Practical steps for bot developers and community managers
- Audit your bots: inventory active automation, note account holders, posting cadence, and whether the bot requires a dedicated account or can run under an application-level authorization.
- Use the official API and follow rate limits: platforms tend to be more lenient with well-behaved, authenticated apps.
- Make bots transparent: include clear about/help pages, a contact point for moderators, and an opt-out for communities that don’t want automation.
- Prepare a verification workflow: plan for how operators will prove ownership (email, OAuth, or other credentials), and decide whether bots will pause or operate in reduced mode during verification.
- Consider alternatives: when automation is central to your product, evaluate using Reddit Ads, verified business accounts, or community partnerships that minimize automation friction.
Privacy and accessibility trade-offs
Requiring human verification reduces anonymous malicious activity, but it also raises legitimate concerns:
- Privacy: Phone or identity-based verification can erode anonymity for users who have valid reasons to stay pseudonymous.
- Accessibility: Extra verification steps add friction, especially for new users or for developers running lightweight utilities.
Platform designers must balance the benefits of fewer bots against preserving user privacy and accessibility. Expect pushback and calls for clearer transparency around what signals trigger verification and how data is handled.
Business and developer implications
For startups and enterprises that depend on Reddit for user acquisition, customer support, or data collection, the change affects product design and operations:
- Increased friction for lightweight automation may push teams to invest in more robust integrations and compliance.
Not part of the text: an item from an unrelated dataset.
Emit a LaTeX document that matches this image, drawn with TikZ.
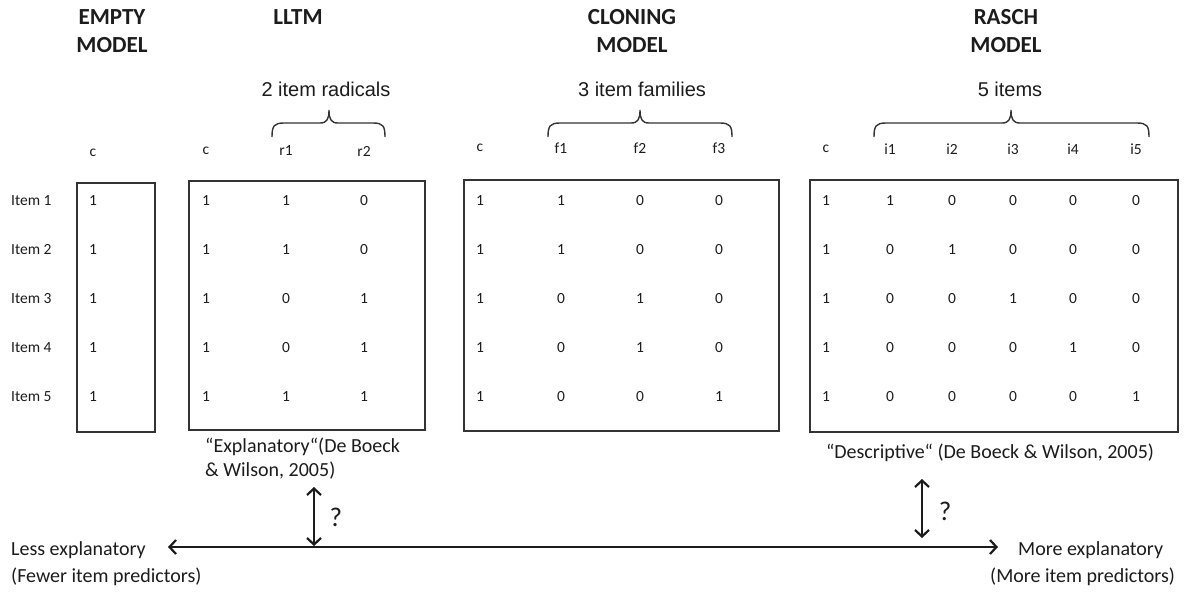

That means more engineering time but less risk of service disruption.
- Researchers and social analytics companies should plan for potential data access interruptions and document their methods for human oversight.
- Third-party monitoring and moderation vendors can position verification-ready solutions that help clients comply with the new gating.
Longer-term signals: what this move foreshadows
1) A tighter platform control loop: Major social platforms are converging on stricter vetting for automation. Expect more granular account types (human, bot, service) with differentiated permissions and transparency requirements.
2) An arms race with bot authors: As verification raises the cost of deploying large bot fleets, adversaries will evolve stealthier techniques. Platforms will need continuous investment in behavioral detection and legal takedowns.
3) New business models around verification: Verification as a service could emerge — trusted third-party providers that validate identity without exposing sensitive user data to the platform.
Risks and limitations of verification-as-policy
- False positives: Well-intentioned automation might be flagged and disabled, disrupting communities and workflows.
- Workarounds: Determined actors can still build verification-resistant systems or buy verified accounts via illicit markets.
- Burden on small operators: Individual developers and hobbyist bot makers may face outsized friction compared with large organizations that can afford compliance.
How to prepare (practical checklist)
- Inventory and document bots and integrations.
- Migrate critical automation to authenticated, rate-limited API clients.
- Build (or document) contact and verification processes for account remediation.
- Communicate with communities and moderators so they know which bots are official.
- Monitor platform announcements and adjust quickly when Reddit updates verification details.
This move by Reddit is a clear attempt to reclaim signal quality and reduce manipulation at scale. It won’t eliminate automated abuse overnight, but it raises the operational cost for bad actors while forcing legitimate automators to professionalize their practices. If you run bots or rely on Reddit automation, start preparing now — the next wave of platform changes won’t be limited to a single company.